Set problem
Repeat exactly the lines running from the first line of the data to the line containing "mtransforms.ScaledTranslation(7/100, 0, fig.dpi_scale_trans))", both ends included, and nothing else; drop the pictures.

───── Data section

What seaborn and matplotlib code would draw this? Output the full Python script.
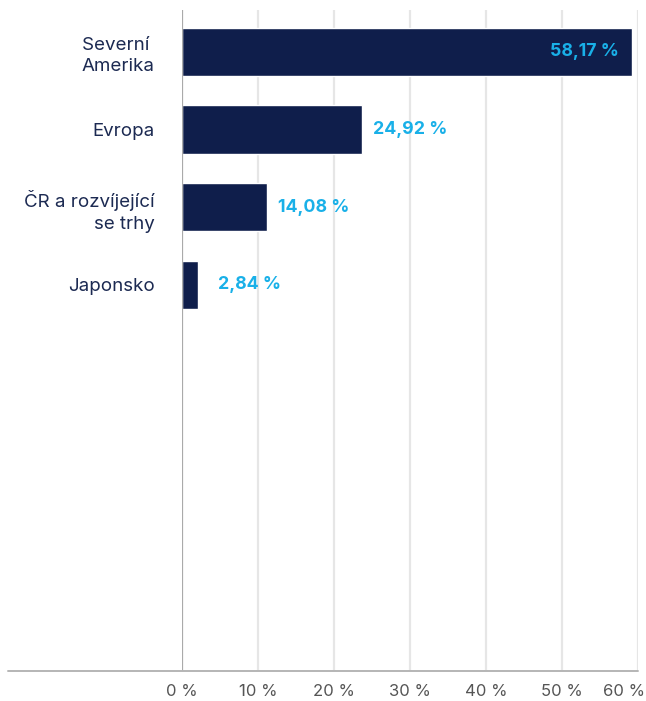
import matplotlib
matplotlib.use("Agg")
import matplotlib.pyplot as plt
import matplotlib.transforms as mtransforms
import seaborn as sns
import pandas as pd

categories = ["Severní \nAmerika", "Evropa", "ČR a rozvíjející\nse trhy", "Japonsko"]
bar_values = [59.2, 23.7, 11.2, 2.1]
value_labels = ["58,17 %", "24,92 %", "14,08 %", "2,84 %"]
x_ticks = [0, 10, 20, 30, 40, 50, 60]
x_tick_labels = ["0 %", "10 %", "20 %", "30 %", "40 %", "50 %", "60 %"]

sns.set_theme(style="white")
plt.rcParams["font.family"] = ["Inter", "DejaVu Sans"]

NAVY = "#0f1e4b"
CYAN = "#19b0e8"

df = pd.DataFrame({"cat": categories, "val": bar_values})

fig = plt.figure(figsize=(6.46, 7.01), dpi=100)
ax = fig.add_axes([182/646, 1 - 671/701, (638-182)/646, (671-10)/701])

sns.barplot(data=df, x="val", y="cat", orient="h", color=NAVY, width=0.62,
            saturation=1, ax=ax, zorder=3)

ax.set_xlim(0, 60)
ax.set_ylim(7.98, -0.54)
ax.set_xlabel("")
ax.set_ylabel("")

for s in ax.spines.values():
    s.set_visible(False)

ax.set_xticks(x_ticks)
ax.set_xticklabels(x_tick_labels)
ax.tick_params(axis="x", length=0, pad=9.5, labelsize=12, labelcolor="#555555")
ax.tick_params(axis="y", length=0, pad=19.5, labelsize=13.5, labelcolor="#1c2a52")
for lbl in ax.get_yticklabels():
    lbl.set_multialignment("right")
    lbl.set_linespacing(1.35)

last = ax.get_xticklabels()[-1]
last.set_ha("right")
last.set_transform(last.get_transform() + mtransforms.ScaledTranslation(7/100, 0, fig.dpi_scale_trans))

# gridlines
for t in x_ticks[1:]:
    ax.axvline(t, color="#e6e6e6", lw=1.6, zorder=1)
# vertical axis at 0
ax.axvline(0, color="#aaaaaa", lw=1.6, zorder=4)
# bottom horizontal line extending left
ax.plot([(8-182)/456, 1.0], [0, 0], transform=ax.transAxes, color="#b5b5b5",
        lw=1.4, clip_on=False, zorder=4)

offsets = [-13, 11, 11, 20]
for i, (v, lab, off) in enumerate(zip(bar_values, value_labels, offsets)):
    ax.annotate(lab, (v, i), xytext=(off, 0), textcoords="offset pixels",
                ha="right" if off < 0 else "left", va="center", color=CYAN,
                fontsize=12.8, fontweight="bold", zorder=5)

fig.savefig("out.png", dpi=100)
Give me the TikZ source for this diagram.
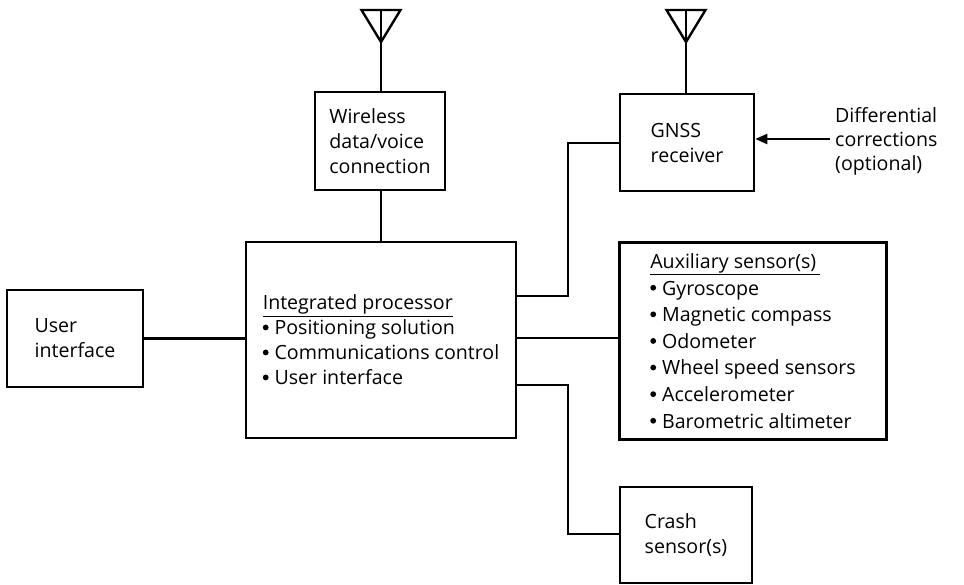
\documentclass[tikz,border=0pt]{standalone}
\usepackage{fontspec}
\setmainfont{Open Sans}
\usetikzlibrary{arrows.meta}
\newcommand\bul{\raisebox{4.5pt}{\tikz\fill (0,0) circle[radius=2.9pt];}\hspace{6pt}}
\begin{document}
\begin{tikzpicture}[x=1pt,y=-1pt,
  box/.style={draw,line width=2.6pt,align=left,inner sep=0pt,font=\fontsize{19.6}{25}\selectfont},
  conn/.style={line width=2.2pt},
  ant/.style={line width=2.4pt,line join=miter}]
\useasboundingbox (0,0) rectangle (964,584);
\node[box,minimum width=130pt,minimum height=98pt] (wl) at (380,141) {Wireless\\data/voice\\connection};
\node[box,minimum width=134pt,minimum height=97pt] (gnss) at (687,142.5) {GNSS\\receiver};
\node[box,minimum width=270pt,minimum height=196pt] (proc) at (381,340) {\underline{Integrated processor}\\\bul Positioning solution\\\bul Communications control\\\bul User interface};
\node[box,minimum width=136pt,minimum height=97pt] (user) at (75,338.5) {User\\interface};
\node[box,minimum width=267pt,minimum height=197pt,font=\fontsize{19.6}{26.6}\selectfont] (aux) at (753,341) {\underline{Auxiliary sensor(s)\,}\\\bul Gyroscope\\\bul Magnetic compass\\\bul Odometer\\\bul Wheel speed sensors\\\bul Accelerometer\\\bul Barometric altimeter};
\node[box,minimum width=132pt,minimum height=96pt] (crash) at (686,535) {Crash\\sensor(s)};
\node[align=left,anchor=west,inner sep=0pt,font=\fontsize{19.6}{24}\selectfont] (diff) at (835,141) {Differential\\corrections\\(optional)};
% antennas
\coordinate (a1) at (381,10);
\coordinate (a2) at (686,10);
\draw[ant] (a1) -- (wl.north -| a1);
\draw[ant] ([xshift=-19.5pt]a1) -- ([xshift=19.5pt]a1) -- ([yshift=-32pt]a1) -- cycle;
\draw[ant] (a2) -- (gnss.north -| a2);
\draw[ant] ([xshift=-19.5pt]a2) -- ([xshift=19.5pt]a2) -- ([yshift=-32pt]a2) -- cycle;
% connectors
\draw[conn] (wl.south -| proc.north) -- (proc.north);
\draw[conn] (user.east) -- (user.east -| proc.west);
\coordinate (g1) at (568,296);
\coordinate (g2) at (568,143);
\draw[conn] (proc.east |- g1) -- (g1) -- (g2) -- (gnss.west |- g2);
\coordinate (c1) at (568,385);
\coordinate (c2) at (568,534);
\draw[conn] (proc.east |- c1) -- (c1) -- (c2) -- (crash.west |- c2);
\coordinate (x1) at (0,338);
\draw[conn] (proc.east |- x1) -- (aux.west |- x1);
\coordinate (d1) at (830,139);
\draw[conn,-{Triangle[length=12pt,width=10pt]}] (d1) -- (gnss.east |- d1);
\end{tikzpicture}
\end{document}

──────────

The response
What seaborn and matplotlib code would draw this? Output the full Python script.
import matplotlib
matplotlib.use("Agg")
import matplotlib.pyplot as plt
import matplotlib.transforms as mtransforms
import seaborn as sns
import pandas as pd

categories = ["Severní \nAmerika", "Evropa", "ČR a rozvíjející\nse trhy", "Japonsko"]
bar_values = [59.2, 23.7, 11.2, 2.1]
value_labels = ["58,17 %", "24,92 %", "14,08 %", "2,84 %"]
x_ticks = [0, 10, 20, 30, 40, 50, 60]
x_tick_labels = ["0 %", "10 %", "20 %", "30 %", "40 %", "50 %", "60 %"]

sns.set_theme(style="white")
plt.rcParams["font.family"] = ["Inter", "DejaVu Sans"]

NAVY = "#0f1e4b"
CYAN = "#19b0e8"

df = pd.DataFrame({"cat": categories, "val": bar_values})

fig = plt.figure(figsize=(6.46, 7.01), dpi=100)
ax = fig.add_axes([182/646, 1 - 671/701, (638-182)/646, (671-10)/701])

sns.barplot(data=df, x="val", y="cat", orient="h", color=NAVY, width=0.62,
            saturation=1, ax=ax, zorder=3)

ax.set_xlim(0, 60)
ax.set_ylim(7.98, -0.54)
ax.set_xlabel("")
ax.set_ylabel("")

for s in ax.spines.values():
    s.set_visible(False)

ax.set_xticks(x_ticks)
ax.set_xticklabels(x_tick_labels)
ax.tick_params(axis="x", length=0, pad=9.5, labelsize=12, labelcolor="#555555")
ax.tick_params(axis="y", length=0, pad=19.5, labelsize=13.5, labelcolor="#1c2a52")
for lbl in ax.get_yticklabels():
    lbl.set_multialignment("right")
    lbl.set_linespacing(1.35)

last = ax.get_xticklabels()[-1]
last.set_ha("right")
last.set_transform(last.get_transform() + mtransforms.ScaledTranslation(7/100, 0, fig.dpi_scale_trans))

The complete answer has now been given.